There are many things I didn't like about school, but looking back, I wouldn't give it up for the world. >>
In reference to the bolded comment there, I consider high school to be a world with a limited scope of reality too. 🙂 Homeschoolers learn to interact with people of all different ages better than high schoolers in my experience. If there is any social impediment at all, it's that homeschools have more difficulty in talking with other teens, but they are generally more competant in carrying on conversations with adults, which facilitates them in the real world. True, there is the risk of fewer diverse opinions but in schools there is a high degree of conformity of opinion as well, on the liberal side. What I've found is that most parents of homeschoolers who school their child at home for religious reasons, want to expose them to diverse opinions for the sake of the child being able to understand better what they believe and why.
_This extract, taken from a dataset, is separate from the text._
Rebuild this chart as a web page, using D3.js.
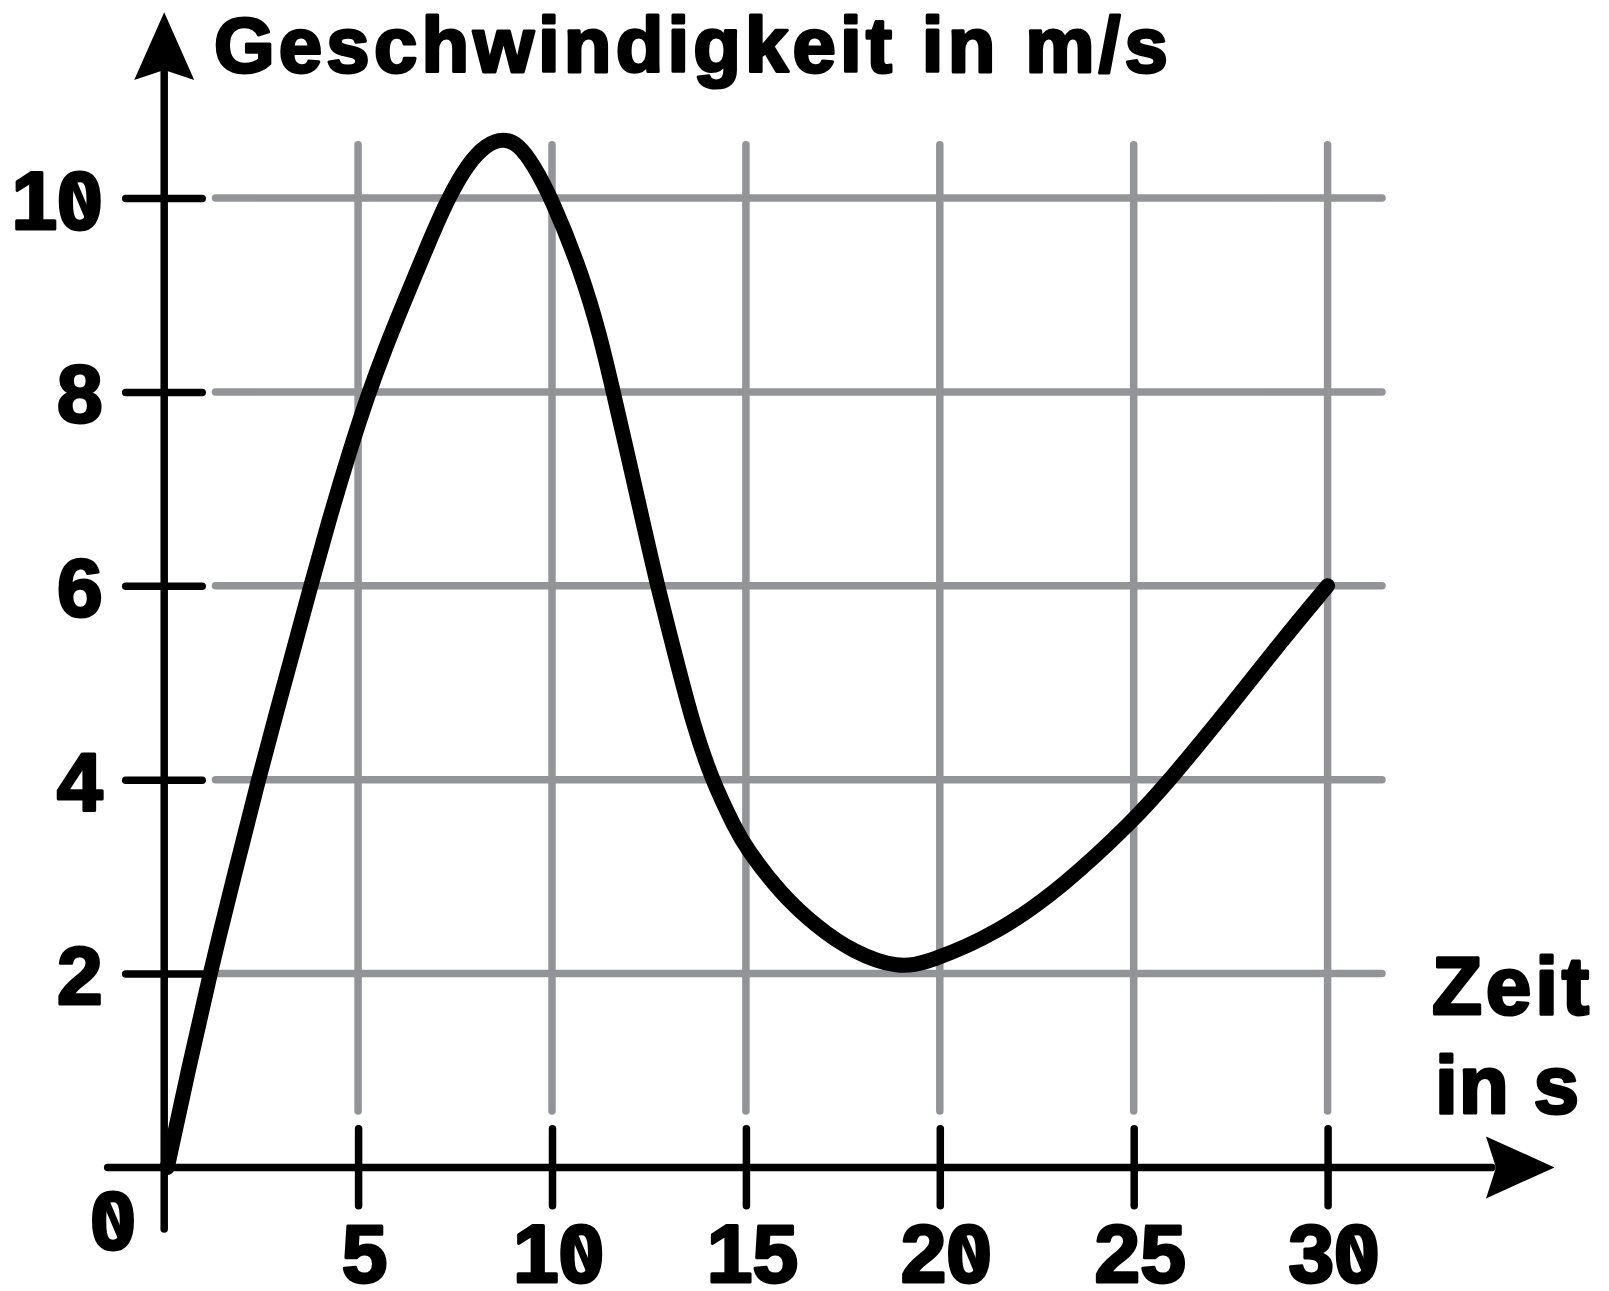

The parents know that the child will enter the real world at some point and they try to prepare him or her for that experience. My parents always encouraged me to study evolution, because I had an interest in it, and I still and creationist, as they are. You have to have a lot of confidence that what you believe is true if you allow your kids to learn what other people believe is true and still trust them to reach the same conclusions you have. So generally, though the environment homeschooled children are in is very unisided, they are required and encouraged to broaden their views through outside sources.
BTW, on a tangent, we keep talking about the 'real world'. What exactly is that? Like life doesn't really start until you graduate high school? Obviously not, since those school years shape who we are. Just a thought.